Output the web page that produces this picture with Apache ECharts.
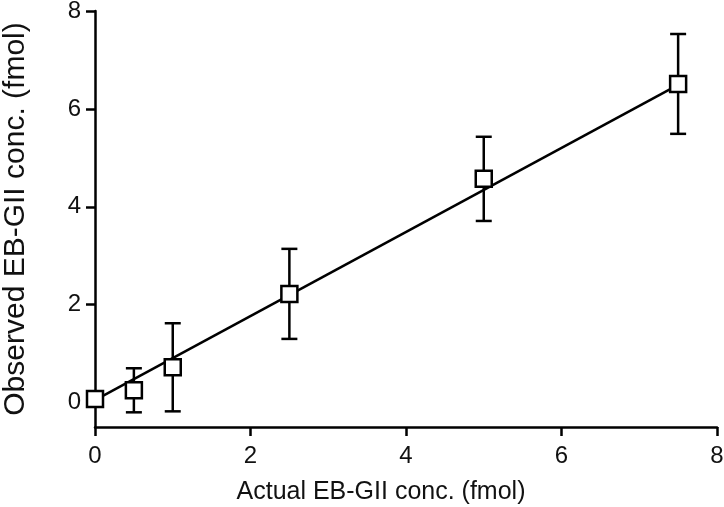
<!DOCTYPE html>
<html><head><meta charset="utf-8">
<script src="https://cdn.jsdelivr.net/npm/echarts@6/dist/echarts.min.js"></script>
<style>html,body{margin:0;padding:0;background:#fff}#c{width:724px;height:507px}</style>
</head><body><div id="c"></div>
<script>
const actual = [0, 0.5, 1.0, 2.5, 5.0, 7.5];
const observed = [0.07, 0.25, 0.72, 2.22, 4.57, 6.51];
const errors = [0.08, 0.45, 0.9, 0.92, 0.86, 1.02];
const fitX = [0, 7.5];
const fitY = [0.05, 6.49];
const tickValues = [0, 2, 4, 6, 8];

const chart = echarts.init(document.getElementById('c'));
const font = 'Liberation Sans, Arial, sans-serif';
const pts = actual.map((x, i) => [x, observed[i]]);
const errData = actual.map((x, i) => [x, observed[i] - errors[i], observed[i] + errors[i]]);
const fit = fitX.map((x, i) => [x, fitY[i]]);

chart.setOption({
  animation: false,
  backgroundColor: '#fff',
  grid: {left: 95, right: 7, top: 11, bottom: 80, containLabel: false, outerBoundsMode: 'none'},
  xAxis: {
    type: 'value', min: 0, max: 8, interval: 2,
    axisLine: {show: true, onZero: false, lineStyle: {color: '#000', width: 2.5}},
    axisTick: {show: true, length: 9, lineStyle: {color: '#000', width: 2.5}},
    axisLabel: {color: '#111', fontSize: 24, fontFamily: font, margin: 17},
    splitLine: {show: false},
    name: 'Actual EB-GII conc. (fmol)', nameLocation: 'middle', nameGap: 53,
    nameTextStyle: {color: '#111', fontSize: 25, fontFamily: font, padding: [0, 50, 0, 0]}
  },
  yAxis: {
    type: 'value', min: -0.5, max: 8,
    axisLine: {show: true, onZero: false, lineStyle: {color: '#000', width: 2.5}},
    axisTick: {show: true, length: 9, lineStyle: {color: '#000', width: 2.5}, customValues: tickValues},
    axisLabel: {color: '#111', fontSize: 24, fontFamily: font, margin: 14, customValues: tickValues},
    splitLine: {show: false},
    name: 'Observed EB-GII conc. (fmol)', nameLocation: 'middle', nameGap: 64, nameRotate: 90,
    nameTextStyle: {color: '#111', fontSize: 30, fontFamily: font}
  },
  series: [
    {
      type: 'line', data: fit, symbol: 'none', z: 1,
      lineStyle: {color: '#000', width: 2.5}
    },
    {
      type: 'custom', data: errData, z: 2,
      renderItem: function (params, api) {
        const x = api.value(0);
        const lo = api.coord([x, api.value(1)]);
        const hi = api.coord([x, api.value(2)]);
        const hw = 8;
        const style = {stroke: '#000', lineWidth: 2.5};
        return {type: 'group', children: [
          {type: 'line', shape: {x1: lo[0], y1: lo[1], x2: hi[0], y2: hi[1]}, style},
          {type: 'line', shape: {x1: lo[0] - hw, y1: lo[1], x2: lo[0] + hw, y2: lo[1]}, style},
          {type: 'line', shape: {x1: hi[0] - hw, y1: hi[1], x2: hi[0] + hw, y2: hi[1]}, style}
        ]};
      }
    },
    {
      type: 'scatter', data: pts, z: 3, symbol: 'rect', symbolSize: 16,
      itemStyle: {color: '#fff', borderColor: '#000', borderWidth: 2.5, opacity: 1}
    }
  ]
});
</script></body></html>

##############################

All of the data above should be transcribed verbatim, with pictures omitted.

Output the web page that produces this picture with Apache ECharts.
<!DOCTYPE html>
<html><head><meta charset="utf-8">
<script src="https://cdn.jsdelivr.net/npm/echarts@6/dist/echarts.min.js"></script>
<style>html,body{margin:0;padding:0;background:#fff}#c{width:724px;height:507px}</style>
</head><body><div id="c"></div>
<script>
const actual = [0, 0.5, 1.0, 2.5, 5.0, 7.5];
const observed = [0.07, 0.25, 0.72, 2.22, 4.57, 6.51];
const errors = [0.08, 0.45, 0.9, 0.92, 0.86, 1.02];
const fitX = [0, 7.5];
const fitY = [0.05, 6.49];
const tickValues = [0, 2, 4, 6, 8];

const chart = echarts.init(document.getElementById('c'));
const font = 'Liberation Sans, Arial, sans-serif';
const pts = actual.map((x, i) => [x, observed[i]]);
const errData = actual.map((x, i) => [x, observed[i] - errors[i], observed[i] + errors[i]]);
const fit = fitX.map((x, i) => [x, fitY[i]]);

chart.setOption({
  animation: false,
  backgroundColor: '#fff',
  grid: {left: 95, right: 7, top: 11, bottom: 80, containLabel: false, outerBoundsMode: 'none'},
  xAxis: {
    type: 'value', min: 0, max: 8, interval: 2,
    axisLine: {show: true, onZero: false, lineStyle: {color: '#000', width: 2.5}},
    axisTick: {show: true, length: 9, lineStyle: {color: '#000', width: 2.5}},
    axisLabel: {color: '#111', fontSize: 24, fontFamily: font, margin: 17},
    splitLine: {show: false},
    name: 'Actual EB-GII conc. (fmol)', nameLocation: 'middle', nameGap: 53,
    nameTextStyle: {color: '#111', fontSize: 25, fontFamily: font, padding: [0, 50, 0, 0]}
  },
  yAxis: {
    type: 'value', min: -0.5, max: 8,
    axisLine: {show: true, onZero: false, lineStyle: {color: '#000', width: 2.5}},
    axisTick: {show: true, length: 9, lineStyle: {color: '#000', width: 2.5}, customValues: tickValues},
    axisLabel: {color: '#111', fontSize: 24, fontFamily: font, margin: 14, customValues: tickValues},
    splitLine: {show: false},
    name: 'Observed EB-GII conc. (fmol)', nameLocation: 'middle', nameGap: 64, nameRotate: 90,
    nameTextStyle: {color: '#111', fontSize: 30, fontFamily: font}
  },
  series: [
    {
      type: 'line', data: fit, symbol: 'none', z: 1,
      lineStyle: {color: '#000', width: 2.5}
    },
    {
      type: 'custom', data: errData, z: 2,
      renderItem: function (params, api) {
        const x = api.value(0);
        const lo = api.coord([x, api.value(1)]);
        const hi = api.coord([x, api.value(2)]);
        const hw = 8;
        const style = {stroke: '#000', lineWidth: 2.5};
        return {type: 'group', children: [
          {type: 'line', shape: {x1: lo[0], y1: lo[1], x2: hi[0], y2: hi[1]}, style},
          {type: 'line', shape: {x1: lo[0] - hw, y1: lo[1], x2: lo[0] + hw, y2: lo[1]}, style},
          {type: 'line', shape: {x1: hi[0] - hw, y1: hi[1], x2: hi[0] + hw, y2: hi[1]}, style}
        ]};
      }
    },
    {
      type: 'scatter', data: pts, z: 3, symbol: 'rect', symbolSize: 16,
      itemStyle: {color: '#fff', borderColor: '#000', borderWidth: 2.5, opacity: 1}
    }
  ]
});
</script></body></html>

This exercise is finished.